Running as a Democrat-Farmer-Laborite against a worthy Republican opponent, Humphrey won re-election by a thumping 118,000 votes. He carried with him the entire Farmer-Labor ticket, including his own protégé, Orville Freeman, who will be Minnesota's first non-Republican governor in 16 years.
Even more impressive was Humphrey's success in holding on to his strong labor support and slashing deeply into Republican farm strength. A case in point was normally Republican Freeborn County, a black-soil dairy-farm center near the Iowa border. In Albert Lea (pop. 13,500), which has a meat-packing and a milk-processing plant along with some light industry, Humphrey took 54% of the vote. He lost the more fashionable residential precincts, but carried the industrial wards by about 2 to 1. And he received the votes of some 57% of the county's farmers. The Freeborn County pattern was repeated time and again across Minnesota on Election Day.
Hodgepodge. Humphrey emerged from his big win as the undisputed master of an efficient, solidly constructed organization in a state long known for hodgepodge politics. The Populist movement took root and flourished in Minnesota. So did the Knights of Labor and the Working People's Nonpartisan League (of which North Dakota's Senator Bill Langer is a vestige). The state went to the Bull Moosers in 1912. This political history left Minnesota populated by political independents, with a leaning toward "progressivism." One result: Minnesota's governors, e.g., Harold Stassen, 1939-43, have often been difficult to distinguish from Democrats.
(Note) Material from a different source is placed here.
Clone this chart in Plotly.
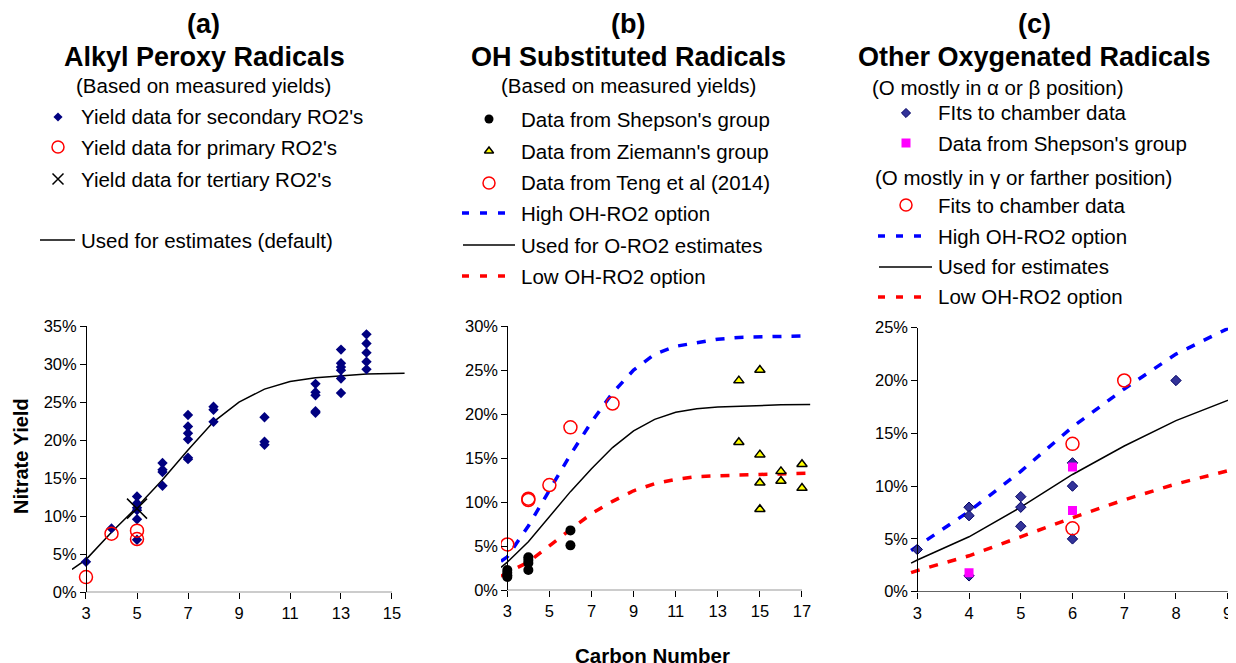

Another result is Minnesota's habit of electing babes in the north woods: Stassen was governor at 31; Freeman is 36; Humphrey was mayor of Minneapolis at 33 and a U.S. Senator at 37.
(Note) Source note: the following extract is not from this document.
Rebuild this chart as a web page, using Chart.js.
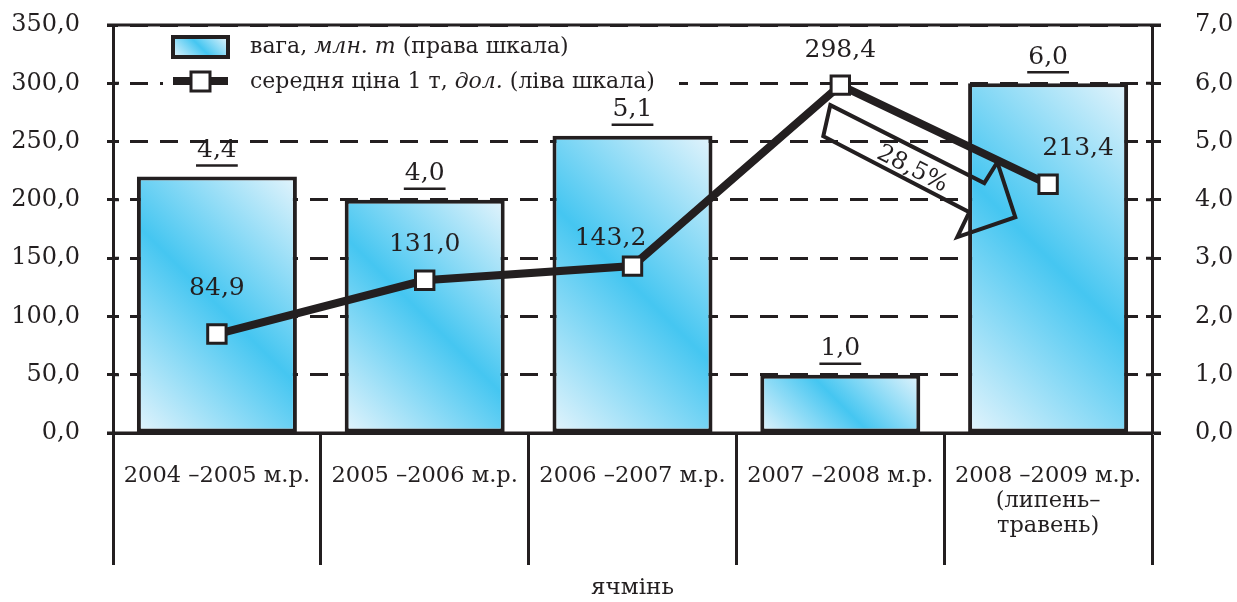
<!DOCTYPE html>
<html>
<head>
<meta charset="utf-8">
<script src="https://cdn.jsdelivr.net/npm/chart.js@4.4.0/dist/chart.umd.min.js"></script>
<style>
html, body { margin: 0; padding: 0; background: #fff; }
#wrap { width: 1237px; height: 602px; }
</style>
</head>
<body>
<div id="wrap"><canvas id="chart"></canvas></div>
<script>
const categories = [
    '2004 –2005 м.р.',
    '2005 –2006 м.р.',
    '2006 –2007 м.р.',
    '2007 –2008 м.р.',
    ['2008 –2009 м.р.', '(липень–', 'травень)']
];
const weightValues = [4.4, 4.0, 5.1, 1.0, 6.0];        // млн. т, right scale
const priceValues = [84.9, 131.0, 143.2, 298.4, 213.4]; // дол., left scale
const changeLabel = '28,5%';
const axisTitle = 'ячмінь';

const INK = '#231f20';
const CYAN = '#45c6f1';
const LIGHT = '#e4f4fc';
const FONT = '"DejaVu Serif", serif';
const BAR_FRACTION = 0.77;

const fmt = v => Number(v).toFixed(1).replace('.', ',');

function diagGradient(ctx, left, top, right, bottom) {
    const cx = (left + right) / 2, cy = (top + bottom) / 2;
    const d = ((right - left) + (bottom - top)) / 4;
    const g = ctx.createLinearGradient(cx - d, cy + d, cx + d, cy - d);
    g.addColorStop(0, LIGHT);
    g.addColorStop(0.5, CYAN);
    g.addColorStop(1, LIGHT);
    return g;
}

function barFill(c) {
    const chart = c.chart;
    const a = chart.chartArea;
    if (!a || c.type !== 'data') return CYAN;
    const half = (a.right - a.left) / categories.length * BAR_FRACTION / 2;
    const x = chart.scales.x.getPixelForValue(c.dataIndex);
    const top = chart.scales.y1.getPixelForValue(c.raw);
    const base = chart.scales.y1.getPixelForValue(0);
    return diagGradient(chart.ctx, x - half, top, x + half, base);
}

function drawRich(ctx, parts, x, y) {
    parts.forEach(([text, italic]) => {
        ctx.font = (italic ? 'italic ' : '') + '22px ' + FONT;
        ctx.fillText(text, x, y);
        x += ctx.measureText(text).width;
    });
}

// y axes: keep the plot top fixed, labels only need half their height
const fitY = width => s => {
    s.width = width;
    s.paddingTop = 12;
    s.paddingBottom = 12;
};

const decor = {
    id: 'decor',
    beforeDatasetsDraw(chart) {
        const {ctx, chartArea: a, scales} = chart;
        ctx.save();
        ctx.strokeStyle = INK;
        ctx.lineWidth = 3;
        ctx.beginPath();
        // solid top frame and base line
        ctx.moveTo(a.left - 6, a.top); ctx.lineTo(a.right + 9, a.top);
        ctx.moveTo(a.left - 6, a.bottom); ctx.lineTo(a.right + 9, a.bottom);
        // inner half of the tick marks
        scales.y.ticks.forEach(t => {
            const y = scales.y.getPixelForValue(t.value);
            ctx.moveTo(a.left, y); ctx.lineTo(a.left + 6, y);
            ctx.moveTo(a.right - 6, y); ctx.lineTo(a.right, y);
        });
        ctx.stroke();

        // legend
        const lx = a.left + 60;
        ctx.fillStyle = '#fff';
        ctx.fillRect(a.left + 50, a.top + 3, 516, 70);
        ctx.fillStyle = diagGradient(ctx, lx, a.top + 12, lx + 55, a.top + 32);
        ctx.fillRect(lx, a.top + 12, 55, 20);
        ctx.lineWidth = 4;
        ctx.strokeRect(lx, a.top + 12, 55, 20);
        ctx.lineWidth = 8;
        ctx.beginPath();
        ctx.moveTo(lx, a.top + 56); ctx.lineTo(lx + 55, a.top + 56);
        ctx.stroke();
        ctx.fillStyle = '#fff';
        ctx.lineWidth = 3;
        ctx.fillRect(lx + 18, a.top + 47, 19, 19);
        ctx.strokeRect(lx + 18, a.top + 47, 19, 19);

        ctx.fillStyle = INK;
        ctx.textBaseline = 'middle';
        ctx.textAlign = 'left';
        drawRich(ctx, [['вага, ', false], ['млн. т', true], [' (права шкала)', false]], a.left + 137, a.top + 22);
        drawRich(ctx, [['середня ціна 1 т, ', false], ['дол.', true], [' (ліва шкала)', false]], a.left + 137, a.top + 57);
        ctx.restore();
    },
    afterDatasetDraw(chart, args) {
        if (args.meta.type !== 'bar') return;
        // change arrow from the peak price point
        const p = chart.getDatasetMeta(0).data[3];
        const ctx = chart.ctx;
        const pts = [[-10, 20], [144, 98], [157, 77], [175, 132], [117, 152], [129, 127], [-17, 51]];
        ctx.save();
        ctx.strokeStyle = INK;
        ctx.lineWidth = 4;
        ctx.lineJoin = 'miter';
        ctx.beginPath();
        pts.forEach(([dx, dy], i) => {
            if (i === 0) ctx.moveTo(p.x + dx, p.y + dy);
            else ctx.lineTo(p.x + dx, p.y + dy);
        });
        ctx.closePath();
        ctx.stroke();
        ctx.translate(p.x + 72, p.y + 84);
        ctx.rotate(27 * Math.PI / 180);
        ctx.fillStyle = INK;
        ctx.font = '24px ' + FONT;
        ctx.textAlign = 'center';
        ctx.textBaseline = 'middle';
        ctx.fillText(changeLabel, 0, 0);
        ctx.restore();
    },
    afterDatasetsDraw(chart) {
        const ctx = chart.ctx;
        ctx.save();
        ctx.fillStyle = INK;
        ctx.strokeStyle = INK;
        ctx.textAlign = 'center';
        ctx.textBaseline = 'middle';
        ctx.font = '25px ' + FONT;
        chart.getDatasetMeta(1).data.forEach((el, i) => {
            const text = fmt(weightValues[i]);
            const w = ctx.measureText(text).width;
            const y = el.y - 26;
            ctx.fillText(text, el.x, y);
            ctx.lineWidth = 2.5;
            ctx.beginPath();
            ctx.moveTo(el.x - w / 2 - 1, y + 15);
            ctx.lineTo(el.x + w / 2 + 1, y + 15);
            ctx.stroke();
        });
        const offsets = [[0, -46], [0, -36], [-22, -28], [0, -35], [30, -36]];
        chart.getDatasetMeta(0).data.forEach((el, i) => {
            ctx.fillText(fmt(priceValues[i]), el.x + offsets[i][0], el.y + offsets[i][1]);
        });
        ctx.restore();
    }
};

Chart.defaults.font.family = FONT;
Chart.defaults.color = INK;

new Chart(document.getElementById('chart'), {
    data: {
        labels: categories,
        datasets: [{
            type: 'line',
            label: 'середня ціна 1 т, дол. (ліва шкала)',
            data: priceValues,
            yAxisID: 'y',
            order: 0,
            borderColor: INK,
            borderWidth: 8,
            tension: 0,
            pointStyle: 'rect',
            pointRadius: 13,
            pointBorderWidth: 3,
            pointBackgroundColor: '#fff',
            pointBorderColor: INK
        }, {
            type: 'bar',
            label: 'вага, млн. т (права шкала)',
            data: weightValues,
            yAxisID: 'y1',
            order: 1,
            backgroundColor: barFill,
            borderColor: INK,
            borderWidth: 4,
            borderSkipped: false,
            barPercentage: BAR_FRACTION,
            categoryPercentage: 1
        }]
    },
    options: {
        responsive: true,
        maintainAspectRatio: false,
        animation: false,
        layout: { padding: { top: 25, left: 0, right: 0, bottom: 0 } },
        plugins: { legend: { display: false }, tooltip: { enabled: false } },
        scales: {
            x: {
                offset: true,
                grid: { offset: true, drawOnChartArea: false, tickLength: 132, tickColor: INK, tickWidth: 3 },
                border: { color: INK, width: 3 },
                ticks: { font: { size: 22.5, lineHeight: 1.1 }, color: INK, padding: -101, maxRotation: 0, autoSkip: false },
                title: { display: true, text: axisTitle, font: { size: 23 }, color: INK, padding: 0 },
                afterFit: s => { s.height = 169; }
            },
            y: {
                position: 'left',
                min: 0,
                max: 350,
                ticks: { stepSize: 50, callback: v => fmt(v), font: { size: 24 }, color: INK, padding: 27 },
                grid: { color: INK, lineWidth: 3, tickLength: 6, tickColor: INK, tickWidth: 3 },
                border: { color: INK, width: 3, dash: [18, 12], dashOffset: 15 },
                afterFit: fitY(113)
            },
            y1: {
                position: 'right',
                min: 0,
                max: 7,
                ticks: { stepSize: 1, callback: v => fmt(v), font: { size: 24 }, color: INK, padding: 34 },
                grid: { drawOnChartArea: false, tickLength: 9, tickColor: INK, tickWidth: 3 },
                border: { color: INK, width: 3 },
                afterFit: fitY(85)
            }
        }
    },
    plugins: [decor]
});
</script>
</body>
</html>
When Hubert Humphrey took over the Democratic-Farmer-Labor Party in 1944, he determined to capitalize on progressivism and to capture the independents. Humphrey swept out the old leaders of the party, largely a mangy crew of spoilsmen and Reds, and built his own organization. He works at politics 365 days a year. Every letter received by his office is answered within 48 hours. Every winner of a prize at state and county fairs gets a personal letter of congratulations from Humphrey. (A recent recipient: the daughter of Humphrey's Republican opponent in this year's campaign.) When Mrs. Mike Holm, Republican secretary of state, wanted to visit Washington, she wrote both Humphrey and Minnesota's G.O.P. Senator Edward Thye, asking them to arrange hotel reservations. Humphrey replied by return mail: Mrs. Holm's request had been carried out. Weeks later, she had still not heard from Thye.